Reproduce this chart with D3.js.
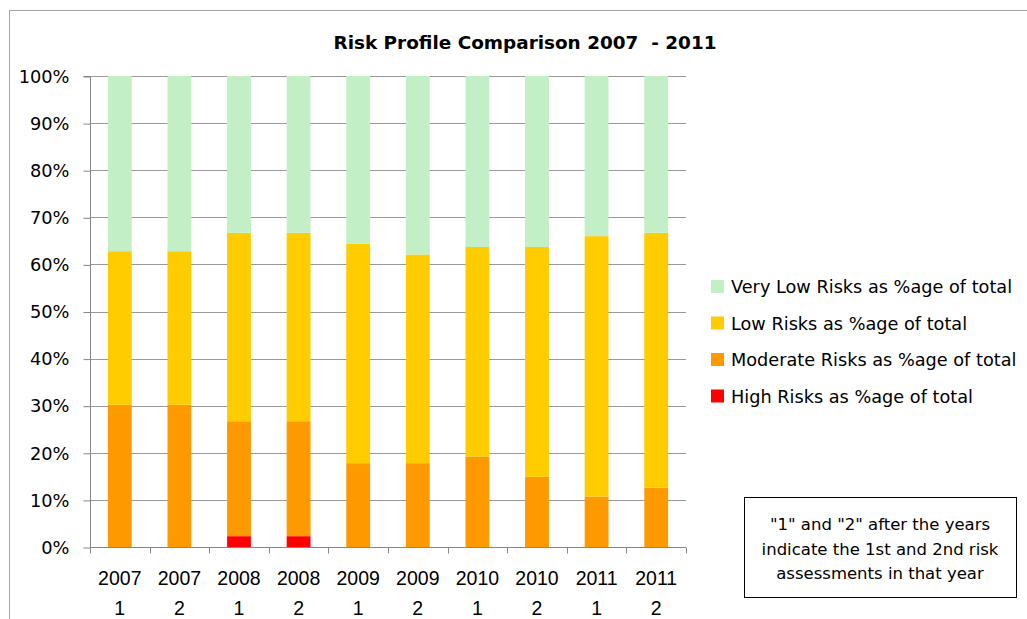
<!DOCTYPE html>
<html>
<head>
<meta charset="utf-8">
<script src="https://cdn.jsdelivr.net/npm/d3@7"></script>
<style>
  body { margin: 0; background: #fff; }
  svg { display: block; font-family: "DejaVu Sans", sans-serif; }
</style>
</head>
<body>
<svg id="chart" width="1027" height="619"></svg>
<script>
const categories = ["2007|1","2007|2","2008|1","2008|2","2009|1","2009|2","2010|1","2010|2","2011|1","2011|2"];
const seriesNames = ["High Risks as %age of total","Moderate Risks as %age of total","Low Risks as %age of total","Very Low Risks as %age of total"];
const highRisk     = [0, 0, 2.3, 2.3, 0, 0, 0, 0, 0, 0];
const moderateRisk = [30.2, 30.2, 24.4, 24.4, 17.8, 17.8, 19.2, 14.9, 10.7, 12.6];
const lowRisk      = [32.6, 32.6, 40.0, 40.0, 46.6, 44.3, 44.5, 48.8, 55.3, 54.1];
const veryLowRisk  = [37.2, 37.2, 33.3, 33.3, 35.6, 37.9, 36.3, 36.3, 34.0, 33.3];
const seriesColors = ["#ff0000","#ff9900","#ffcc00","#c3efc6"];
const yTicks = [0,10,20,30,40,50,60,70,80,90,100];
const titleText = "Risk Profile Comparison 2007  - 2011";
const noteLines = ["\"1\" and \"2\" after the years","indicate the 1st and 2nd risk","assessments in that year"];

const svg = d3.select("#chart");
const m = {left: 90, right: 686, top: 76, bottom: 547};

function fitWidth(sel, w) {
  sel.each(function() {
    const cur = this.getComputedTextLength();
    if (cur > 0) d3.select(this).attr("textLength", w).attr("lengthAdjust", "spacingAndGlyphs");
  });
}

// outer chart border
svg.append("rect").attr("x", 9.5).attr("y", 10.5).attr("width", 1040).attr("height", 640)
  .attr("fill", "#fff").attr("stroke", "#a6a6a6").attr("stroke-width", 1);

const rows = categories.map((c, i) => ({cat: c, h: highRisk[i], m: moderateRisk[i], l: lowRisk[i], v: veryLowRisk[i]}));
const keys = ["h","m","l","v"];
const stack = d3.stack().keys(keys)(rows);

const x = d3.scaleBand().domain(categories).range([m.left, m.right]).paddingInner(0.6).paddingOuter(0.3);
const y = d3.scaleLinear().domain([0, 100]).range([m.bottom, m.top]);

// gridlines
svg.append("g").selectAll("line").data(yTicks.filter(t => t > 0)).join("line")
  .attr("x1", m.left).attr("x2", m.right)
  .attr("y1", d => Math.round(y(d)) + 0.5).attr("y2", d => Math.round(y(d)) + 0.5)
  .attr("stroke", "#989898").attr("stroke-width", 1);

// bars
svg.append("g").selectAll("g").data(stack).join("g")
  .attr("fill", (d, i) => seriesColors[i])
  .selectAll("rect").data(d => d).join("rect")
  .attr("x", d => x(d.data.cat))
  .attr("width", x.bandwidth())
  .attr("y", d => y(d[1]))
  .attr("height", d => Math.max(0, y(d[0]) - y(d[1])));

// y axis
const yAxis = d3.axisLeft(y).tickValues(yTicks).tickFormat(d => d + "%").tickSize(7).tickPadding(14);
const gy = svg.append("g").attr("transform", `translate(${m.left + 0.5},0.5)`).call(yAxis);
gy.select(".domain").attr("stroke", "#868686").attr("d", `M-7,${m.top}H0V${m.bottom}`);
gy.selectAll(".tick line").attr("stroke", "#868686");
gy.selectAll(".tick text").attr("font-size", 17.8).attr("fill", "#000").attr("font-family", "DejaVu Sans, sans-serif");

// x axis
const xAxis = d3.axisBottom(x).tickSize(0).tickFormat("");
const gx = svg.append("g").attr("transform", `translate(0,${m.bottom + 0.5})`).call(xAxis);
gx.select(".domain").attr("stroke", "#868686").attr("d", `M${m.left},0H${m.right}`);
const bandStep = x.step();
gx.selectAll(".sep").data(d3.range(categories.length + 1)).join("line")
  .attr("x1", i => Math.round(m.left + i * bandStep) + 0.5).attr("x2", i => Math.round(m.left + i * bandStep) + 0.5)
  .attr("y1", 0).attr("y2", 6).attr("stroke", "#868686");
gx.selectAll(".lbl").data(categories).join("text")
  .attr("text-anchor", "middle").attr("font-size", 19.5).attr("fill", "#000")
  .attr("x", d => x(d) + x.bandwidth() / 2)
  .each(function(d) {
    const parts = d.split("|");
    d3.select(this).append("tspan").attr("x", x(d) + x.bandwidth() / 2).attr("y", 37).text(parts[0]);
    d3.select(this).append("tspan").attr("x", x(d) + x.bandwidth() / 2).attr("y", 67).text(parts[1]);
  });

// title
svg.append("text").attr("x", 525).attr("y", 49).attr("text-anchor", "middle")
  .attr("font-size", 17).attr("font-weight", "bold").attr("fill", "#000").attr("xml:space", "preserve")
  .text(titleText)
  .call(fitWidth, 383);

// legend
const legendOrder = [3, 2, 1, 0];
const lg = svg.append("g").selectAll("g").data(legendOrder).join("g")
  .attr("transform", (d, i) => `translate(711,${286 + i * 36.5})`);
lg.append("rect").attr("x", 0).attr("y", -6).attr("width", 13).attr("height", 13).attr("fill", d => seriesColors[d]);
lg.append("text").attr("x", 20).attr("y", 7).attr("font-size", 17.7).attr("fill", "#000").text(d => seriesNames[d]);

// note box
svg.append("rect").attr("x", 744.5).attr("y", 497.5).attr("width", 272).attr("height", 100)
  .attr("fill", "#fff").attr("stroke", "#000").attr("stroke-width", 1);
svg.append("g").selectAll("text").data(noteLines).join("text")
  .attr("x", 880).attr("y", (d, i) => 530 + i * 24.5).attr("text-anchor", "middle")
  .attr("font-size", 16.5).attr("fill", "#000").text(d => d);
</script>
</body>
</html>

**Given request**
Copy every line of the data exactly as written, excluding the pictures.

**Task output**
Reproduce this chart with D3.js.
<!DOCTYPE html>
<html>
<head>
<meta charset="utf-8">
<script src="https://cdn.jsdelivr.net/npm/d3@7"></script>
<style>
  body { margin: 0; background: #fff; }
  svg { display: block; font-family: "DejaVu Sans", sans-serif; }
</style>
</head>
<body>
<svg id="chart" width="1027" height="619"></svg>
<script>
const categories = ["2007|1","2007|2","2008|1","2008|2","2009|1","2009|2","2010|1","2010|2","2011|1","2011|2"];
const seriesNames = ["High Risks as %age of total","Moderate Risks as %age of total","Low Risks as %age of total","Very Low Risks as %age of total"];
const highRisk     = [0, 0, 2.3, 2.3, 0, 0, 0, 0, 0, 0];
const moderateRisk = [30.2, 30.2, 24.4, 24.4, 17.8, 17.8, 19.2, 14.9, 10.7, 12.6];
const lowRisk      = [32.6, 32.6, 40.0, 40.0, 46.6, 44.3, 44.5, 48.8, 55.3, 54.1];
const veryLowRisk  = [37.2, 37.2, 33.3, 33.3, 35.6, 37.9, 36.3, 36.3, 34.0, 33.3];
const seriesColors = ["#ff0000","#ff9900","#ffcc00","#c3efc6"];
const yTicks = [0,10,20,30,40,50,60,70,80,90,100];
const titleText = "Risk Profile Comparison 2007  - 2011";
const noteLines = ["\"1\" and \"2\" after the years","indicate the 1st and 2nd risk","assessments in that year"];

const svg = d3.select("#chart");
const m = {left: 90, right: 686, top: 76, bottom: 547};

function fitWidth(sel, w) {
  sel.each(function() {
    const cur = this.getComputedTextLength();
    if (cur > 0) d3.select(this).attr("textLength", w).attr("lengthAdjust", "spacingAndGlyphs");
  });
}

// outer chart border
svg.append("rect").attr("x", 9.5).attr("y", 10.5).attr("width", 1040).attr("height", 640)
  .attr("fill", "#fff").attr("stroke", "#a6a6a6").attr("stroke-width", 1);

const rows = categories.map((c, i) => ({cat: c, h: highRisk[i], m: moderateRisk[i], l: lowRisk[i], v: veryLowRisk[i]}));
const keys = ["h","m","l","v"];
const stack = d3.stack().keys(keys)(rows);

const x = d3.scaleBand().domain(categories).range([m.left, m.right]).paddingInner(0.6).paddingOuter(0.3);
const y = d3.scaleLinear().domain([0, 100]).range([m.bottom, m.top]);

// gridlines
svg.append("g").selectAll("line").data(yTicks.filter(t => t > 0)).join("line")
  .attr("x1", m.left).attr("x2", m.right)
  .attr("y1", d => Math.round(y(d)) + 0.5).attr("y2", d => Math.round(y(d)) + 0.5)
  .attr("stroke", "#989898").attr("stroke-width", 1);

// bars
svg.append("g").selectAll("g").data(stack).join("g")
  .attr("fill", (d, i) => seriesColors[i])
  .selectAll("rect").data(d => d).join("rect")
  .attr("x", d => x(d.data.cat))
  .attr("width", x.bandwidth())
  .attr("y", d => y(d[1]))
  .attr("height", d => Math.max(0, y(d[0]) - y(d[1])));

// y axis
const yAxis = d3.axisLeft(y).tickValues(yTicks).tickFormat(d => d + "%").tickSize(7).tickPadding(14);
const gy = svg.append("g").attr("transform", `translate(${m.left + 0.5},0.5)`).call(yAxis);
gy.select(".domain").attr("stroke", "#868686").attr("d", `M-7,${m.top}H0V${m.bottom}`);
gy.selectAll(".tick line").attr("stroke", "#868686");
gy.selectAll(".tick text").attr("font-size", 17.8).attr("fill", "#000").attr("font-family", "DejaVu Sans, sans-serif");

// x axis
const xAxis = d3.axisBottom(x).tickSize(0).tickFormat("");
const gx = svg.append("g").attr("transform", `translate(0,${m.bottom + 0.5})`).call(xAxis);
gx.select(".domain").attr("stroke", "#868686").attr("d", `M${m.left},0H${m.right}`);
const bandStep = x.step();
gx.selectAll(".sep").data(d3.range(categories.length + 1)).join("line")
  .attr("x1", i => Math.round(m.left + i * bandStep) + 0.5).attr("x2", i => Math.round(m.left + i * bandStep) + 0.5)
  .attr("y1", 0).attr("y2", 6).attr("stroke", "#868686");
gx.selectAll(".lbl").data(categories).join("text")
  .attr("text-anchor", "middle").attr("font-size", 19.5).attr("fill", "#000")
  .attr("x", d => x(d) + x.bandwidth() / 2)
  .each(function(d) {
    const parts = d.split("|");
    d3.select(this).append("tspan").attr("x", x(d) + x.bandwidth() / 2).attr("y", 37).text(parts[0]);
    d3.select(this).append("tspan").attr("x", x(d) + x.bandwidth() / 2).attr("y", 67).text(parts[1]);
  });

// title
svg.append("text").attr("x", 525).attr("y", 49).attr("text-anchor", "middle")
  .attr("font-size", 17).attr("font-weight", "bold").attr("fill", "#000").attr("xml:space", "preserve")
  .text(titleText)
  .call(fitWidth, 383);

// legend
const legendOrder = [3, 2, 1, 0];
const lg = svg.append("g").selectAll("g").data(legendOrder).join("g")
  .attr("transform", (d, i) => `translate(711,${286 + i * 36.5})`);
lg.append("rect").attr("x", 0).attr("y", -6).attr("width", 13).attr("height", 13).attr("fill", d => seriesColors[d]);
lg.append("text").attr("x", 20).attr("y", 7).attr("font-size", 17.7).attr("fill", "#000").text(d => seriesNames[d]);

// note box
svg.append("rect").attr("x", 744.5).attr("y", 497.5).attr("width", 272).attr("height", 100)
  .attr("fill", "#fff").attr("stroke", "#000").attr("stroke-width", 1);
svg.append("g").selectAll("text").data(noteLines).join("text")
  .attr("x", 880).attr("y", (d, i) => 530 + i * 24.5).attr("text-anchor", "middle")
  .attr("font-size", 16.5).attr("fill", "#000").text(d => d);
</script>
</body>
</html>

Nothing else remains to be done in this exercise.